DATA EXCERPT:

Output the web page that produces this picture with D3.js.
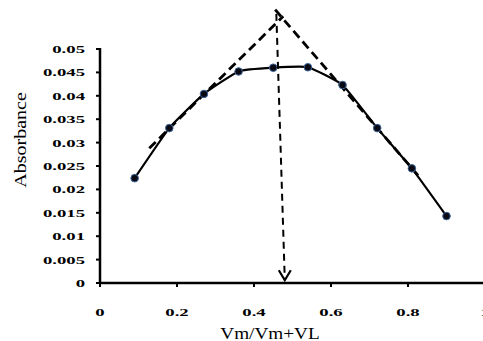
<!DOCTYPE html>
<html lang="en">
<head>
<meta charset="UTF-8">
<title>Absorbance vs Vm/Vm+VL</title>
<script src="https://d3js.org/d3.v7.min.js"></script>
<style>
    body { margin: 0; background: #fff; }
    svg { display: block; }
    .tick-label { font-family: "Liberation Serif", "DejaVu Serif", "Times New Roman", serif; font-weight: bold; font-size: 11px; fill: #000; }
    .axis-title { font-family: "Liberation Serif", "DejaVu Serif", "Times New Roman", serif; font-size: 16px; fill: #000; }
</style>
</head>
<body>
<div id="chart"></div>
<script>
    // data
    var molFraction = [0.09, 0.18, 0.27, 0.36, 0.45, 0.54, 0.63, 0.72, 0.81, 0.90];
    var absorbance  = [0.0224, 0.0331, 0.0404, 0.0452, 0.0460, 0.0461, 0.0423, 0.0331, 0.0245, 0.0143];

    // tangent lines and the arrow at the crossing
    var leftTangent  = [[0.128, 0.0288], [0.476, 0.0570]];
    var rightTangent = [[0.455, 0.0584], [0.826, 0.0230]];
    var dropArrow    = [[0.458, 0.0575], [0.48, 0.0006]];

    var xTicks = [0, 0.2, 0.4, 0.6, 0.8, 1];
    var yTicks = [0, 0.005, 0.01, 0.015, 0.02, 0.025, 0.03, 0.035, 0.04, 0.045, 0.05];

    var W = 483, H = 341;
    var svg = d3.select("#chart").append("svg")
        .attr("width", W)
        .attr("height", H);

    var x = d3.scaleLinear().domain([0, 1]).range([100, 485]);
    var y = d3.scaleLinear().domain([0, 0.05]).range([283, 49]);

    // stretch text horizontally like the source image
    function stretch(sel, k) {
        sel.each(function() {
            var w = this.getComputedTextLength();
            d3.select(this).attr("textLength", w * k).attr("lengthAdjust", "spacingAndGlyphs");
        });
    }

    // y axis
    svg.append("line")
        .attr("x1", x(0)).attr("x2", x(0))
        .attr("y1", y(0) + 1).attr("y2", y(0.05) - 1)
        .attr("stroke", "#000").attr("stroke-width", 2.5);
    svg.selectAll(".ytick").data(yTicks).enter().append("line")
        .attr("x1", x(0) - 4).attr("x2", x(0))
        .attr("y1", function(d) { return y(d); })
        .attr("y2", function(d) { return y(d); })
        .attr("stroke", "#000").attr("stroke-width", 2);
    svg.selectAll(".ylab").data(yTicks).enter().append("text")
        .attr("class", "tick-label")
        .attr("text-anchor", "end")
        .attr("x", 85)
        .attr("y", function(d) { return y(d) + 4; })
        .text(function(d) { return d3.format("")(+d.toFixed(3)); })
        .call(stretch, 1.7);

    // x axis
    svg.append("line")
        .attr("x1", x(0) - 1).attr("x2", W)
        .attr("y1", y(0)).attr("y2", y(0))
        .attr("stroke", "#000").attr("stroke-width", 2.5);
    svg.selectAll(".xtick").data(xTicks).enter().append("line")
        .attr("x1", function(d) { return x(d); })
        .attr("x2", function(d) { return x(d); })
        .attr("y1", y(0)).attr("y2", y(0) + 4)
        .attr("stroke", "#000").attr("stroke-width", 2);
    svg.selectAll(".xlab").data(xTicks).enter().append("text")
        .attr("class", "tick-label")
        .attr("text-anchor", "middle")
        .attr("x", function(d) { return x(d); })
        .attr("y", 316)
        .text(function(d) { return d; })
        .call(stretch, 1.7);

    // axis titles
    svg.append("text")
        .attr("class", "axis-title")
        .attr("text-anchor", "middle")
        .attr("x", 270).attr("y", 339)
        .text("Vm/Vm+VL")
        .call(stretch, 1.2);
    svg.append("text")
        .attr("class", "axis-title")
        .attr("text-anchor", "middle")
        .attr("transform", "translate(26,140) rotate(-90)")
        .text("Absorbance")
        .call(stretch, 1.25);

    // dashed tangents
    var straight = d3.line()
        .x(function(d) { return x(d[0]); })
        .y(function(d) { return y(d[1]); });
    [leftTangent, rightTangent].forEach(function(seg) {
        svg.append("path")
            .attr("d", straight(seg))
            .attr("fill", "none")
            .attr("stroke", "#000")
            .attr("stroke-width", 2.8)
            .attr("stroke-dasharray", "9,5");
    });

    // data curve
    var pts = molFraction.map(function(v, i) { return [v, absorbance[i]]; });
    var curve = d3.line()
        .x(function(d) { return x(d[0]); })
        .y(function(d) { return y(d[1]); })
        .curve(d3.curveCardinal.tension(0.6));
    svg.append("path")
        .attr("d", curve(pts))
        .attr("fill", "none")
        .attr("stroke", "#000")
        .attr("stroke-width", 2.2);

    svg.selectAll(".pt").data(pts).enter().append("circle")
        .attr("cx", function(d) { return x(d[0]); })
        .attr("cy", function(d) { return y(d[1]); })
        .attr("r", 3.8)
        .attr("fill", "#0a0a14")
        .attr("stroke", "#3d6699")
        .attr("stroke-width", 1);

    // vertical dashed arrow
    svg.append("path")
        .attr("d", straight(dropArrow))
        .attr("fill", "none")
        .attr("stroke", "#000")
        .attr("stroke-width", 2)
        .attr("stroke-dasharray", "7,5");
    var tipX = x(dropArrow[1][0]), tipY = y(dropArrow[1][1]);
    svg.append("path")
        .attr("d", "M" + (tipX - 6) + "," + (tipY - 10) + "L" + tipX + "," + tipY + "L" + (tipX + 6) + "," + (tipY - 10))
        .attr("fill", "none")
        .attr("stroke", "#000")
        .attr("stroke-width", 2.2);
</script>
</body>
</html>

TASK DETAILS:
Leave the pictures out and copy the rest of the data exactly.

EXERCISE RESULT:
Output the web page that produces this picture with D3.js.
<!DOCTYPE html>
<html lang="en">
<head>
<meta charset="UTF-8">
<title>Absorbance vs Vm/Vm+VL</title>
<script src="https://d3js.org/d3.v7.min.js"></script>
<style>
    body { margin: 0; background: #fff; }
    svg { display: block; }
    .tick-label { font-family: "Liberation Serif", "DejaVu Serif", "Times New Roman", serif; font-weight: bold; font-size: 11px; fill: #000; }
    .axis-title { font-family: "Liberation Serif", "DejaVu Serif", "Times New Roman", serif; font-size: 16px; fill: #000; }
</style>
</head>
<body>
<div id="chart"></div>
<script>
    // data
    var molFraction = [0.09, 0.18, 0.27, 0.36, 0.45, 0.54, 0.63, 0.72, 0.81, 0.90];
    var absorbance  = [0.0224, 0.0331, 0.0404, 0.0452, 0.0460, 0.0461, 0.0423, 0.0331, 0.0245, 0.0143];

    // tangent lines and the arrow at the crossing
    var leftTangent  = [[0.128, 0.0288], [0.476, 0.0570]];
    var rightTangent = [[0.455, 0.0584], [0.826, 0.0230]];
    var dropArrow    = [[0.458, 0.0575], [0.48, 0.0006]];

    var xTicks = [0, 0.2, 0.4, 0.6, 0.8, 1];
    var yTicks = [0, 0.005, 0.01, 0.015, 0.02, 0.025, 0.03, 0.035, 0.04, 0.045, 0.05];

    var W = 483, H = 341;
    var svg = d3.select("#chart").append("svg")
        .attr("width", W)
        .attr("height", H);

    var x = d3.scaleLinear().domain([0, 1]).range([100, 485]);
    var y = d3.scaleLinear().domain([0, 0.05]).range([283, 49]);

    // stretch text horizontally like the source image
    function stretch(sel, k) {
        sel.each(function() {
            var w = this.getComputedTextLength();
            d3.select(this).attr("textLength", w * k).attr("lengthAdjust", "spacingAndGlyphs");
        });
    }

    // y axis
    svg.append("line")
        .attr("x1", x(0)).attr("x2", x(0))
        .attr("y1", y(0) + 1).attr("y2", y(0.05) - 1)
        .attr("stroke", "#000").attr("stroke-width", 2.5);
    svg.selectAll(".ytick").data(yTicks).enter().append("line")
        .attr("x1", x(0) - 4).attr("x2", x(0))
        .attr("y1", function(d) { return y(d); })
        .attr("y2", function(d) { return y(d); })
        .attr("stroke", "#000").attr("stroke-width", 2);
    svg.selectAll(".ylab").data(yTicks).enter().append("text")
        .attr("class", "tick-label")
        .attr("text-anchor", "end")
        .attr("x", 85)
        .attr("y", function(d) { return y(d) + 4; })
        .text(function(d) { return d3.format("")(+d.toFixed(3)); })
        .call(stretch, 1.7);

    // x axis
    svg.append("line")
        .attr("x1", x(0) - 1).attr("x2", W)
        .attr("y1", y(0)).attr("y2", y(0))
        .attr("stroke", "#000").attr("stroke-width", 2.5);
    svg.selectAll(".xtick").data(xTicks).enter().append("line")
        .attr("x1", function(d) { return x(d); })
        .attr("x2", function(d) { return x(d); })
        .attr("y1", y(0)).attr("y2", y(0) + 4)
        .attr("stroke", "#000").attr("stroke-width", 2);
    svg.selectAll(".xlab").data(xTicks).enter().append("text")
        .attr("class", "tick-label")
        .attr("text-anchor", "middle")
        .attr("x", function(d) { return x(d); })
        .attr("y", 316)
        .text(function(d) { return d; })
        .call(stretch, 1.7);

    // axis titles
    svg.append("text")
        .attr("class", "axis-title")
        .attr("text-anchor", "middle")
        .attr("x", 270).attr("y", 339)
        .text("Vm/Vm+VL")
        .call(stretch, 1.2);
    svg.append("text")
        .attr("class", "axis-title")
        .attr("text-anchor", "middle")
        .attr("transform", "translate(26,140) rotate(-90)")
        .text("Absorbance")
        .call(stretch, 1.25);

    // dashed tangents
    var straight = d3.line()
        .x(function(d) { return x(d[0]); })
        .y(function(d) { return y(d[1]); });
    [leftTangent, rightTangent].forEach(function(seg) {
        svg.append("path")
            .attr("d", straight(seg))
            .attr("fill", "none")
            .attr("stroke", "#000")
            .attr("stroke-width", 2.8)
            .attr("stroke-dasharray", "9,5");
    });

    // data curve
    var pts = molFraction.map(function(v, i) { return [v, absorbance[i]]; });
    var curve = d3.line()
        .x(function(d) { return x(d[0]); })
        .y(function(d) { return y(d[1]); })
        .curve(d3.curveCardinal.tension(0.6));
    svg.append("path")
        .attr("d", curve(pts))
        .attr("fill", "none")
        .attr("stroke", "#000")
        .attr("stroke-width", 2.2);

    svg.selectAll(".pt").data(pts).enter().append("circle")
        .attr("cx", function(d) { return x(d[0]); })
        .attr("cy", function(d) { return y(d[1]); })
        .attr("r", 3.8)
        .attr("fill", "#0a0a14")
        .attr("stroke", "#3d6699")
        .attr("stroke-width", 1);

    // vertical dashed arrow
    svg.append("path")
        .attr("d", straight(dropArrow))
        .attr("fill", "none")
        .attr("stroke", "#000")
        .attr("stroke-width", 2)
        .attr("stroke-dasharray", "7,5");
    var tipX = x(dropArrow[1][0]), tipY = y(dropArrow[1][1]);
    svg.append("path")
        .attr("d", "M" + (tipX - 6) + "," + (tipY - 10) + "L" + tipX + "," + tipY + "L" + (tipX + 6) + "," + (tipY - 10))
        .attr("fill", "none")
        .attr("stroke", "#000")
        .attr("stroke-width", 2.2);
</script>
</body>
</html>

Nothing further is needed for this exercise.